Threats are carried out by external parties Most people will tell you that cybersecurity threats come from the outside. Some hackers sitting in a dark basement trying to hack into your organization’s network. In reality, research shows that nearly 75% of data breaches are a result of someone on the inside.

A disgruntled employee, an ex-employee with a grudge, or just an ignorant user on your network can grant access to your entire organization’s data resulting in a massive data breach. It’s always a good idea to train your employees and teach them about digital security threats.

I don’t have anything worth protecting

You might think your data isn’t worth anything. You might think because you’re broke, no one cares about your data. You might also think that since you have nothing to hide, there’s no point in protecting your identity or information. This so-called ‘petty data’ could be compiled and or analyzed to build a bigger profile to steal one’s identity.

In other circumstances ones device could be used for malicious purposes.

Why use paid applications when there are free ones available

There is nothing that is wholly free of charge.

When using free applications, you don’t have control and or accountability of the use of your personal data.

One’s personal data could very easily be distributed to third parties and used maliciously.

Quite a number of developers embed malware in free application.

It should be noted that not all free applications are dangerous i.e. ‘Signal’ is notably a secure messaging application. However, quite a number of unscrupulous developers target their victims through free applications.

Tips and Facts


There is a hacker attack every 39 seconds.

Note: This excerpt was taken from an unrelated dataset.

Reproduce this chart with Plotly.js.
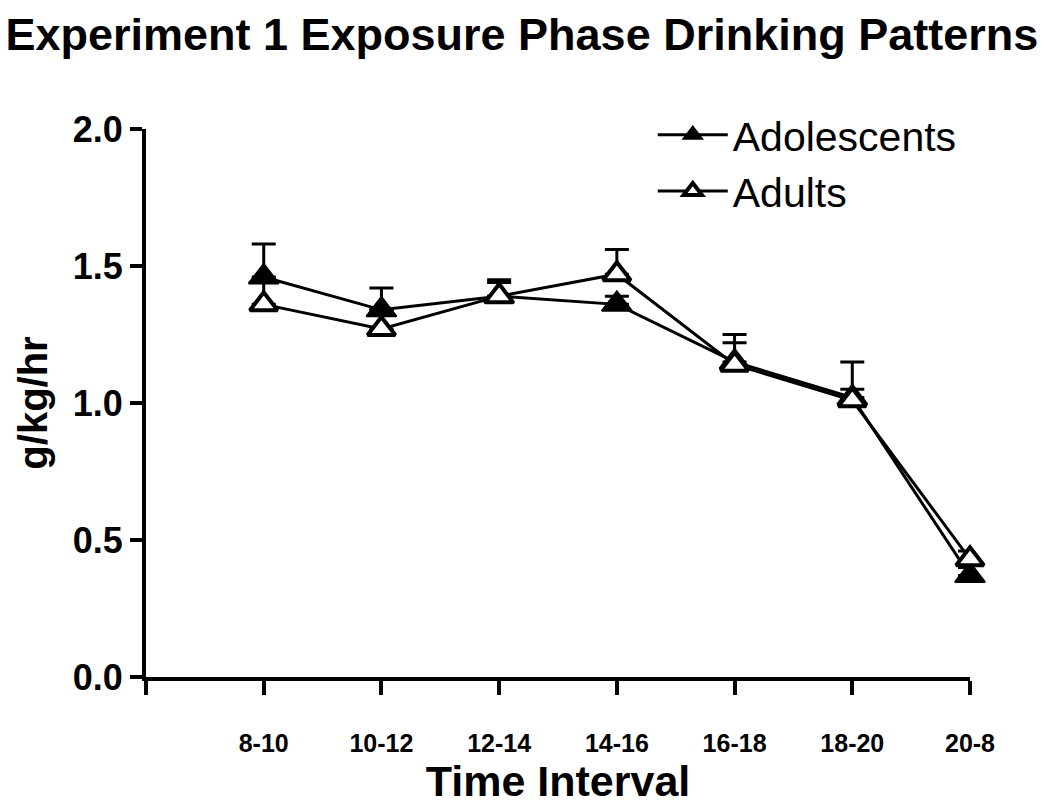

The global average cost of a data

breach is $3.9 million across small & medium businesses.

Since the Covid-19 outbreak, there has been a 300% increase in reported cybercrimes worldwide.

95% of cybersecurity breachesare due to human error.

Most companies take up to 6 months to detect a data breach.


  • Keep your software up to date. Turn on automatic system updates for your device, make sure your desktop web browser uses automatic security up-dates, and keep your web browser plugins updated.
  • Use anti-virus protection & firewall. These software block malware and other malicious viruses from entering your device and compromising your data.
  • Use Strong Passwords & Use a Password Management Tool. Opt for some-thing that is not complicated and is easy to remember. It should have at least 8 characters and a max. Length of 64 characters. Don’t use the same password twice.
  • Protect your sensitive Personal Identifiable Information, that can be used by a cybercriminal to identify or locate an individual. This includes name, address, phone numbers, date of birth, IP address, or any other physical or digital identity data.
  • Backup your data regularly. A recommended rule is the 3-2-1 backup, where you keep 3 copies of your data on 2 different types of media (local and external hard drive) and one copy in an off-site location (cloud stor-age).

• One should consider using two factor verification in their security protocol.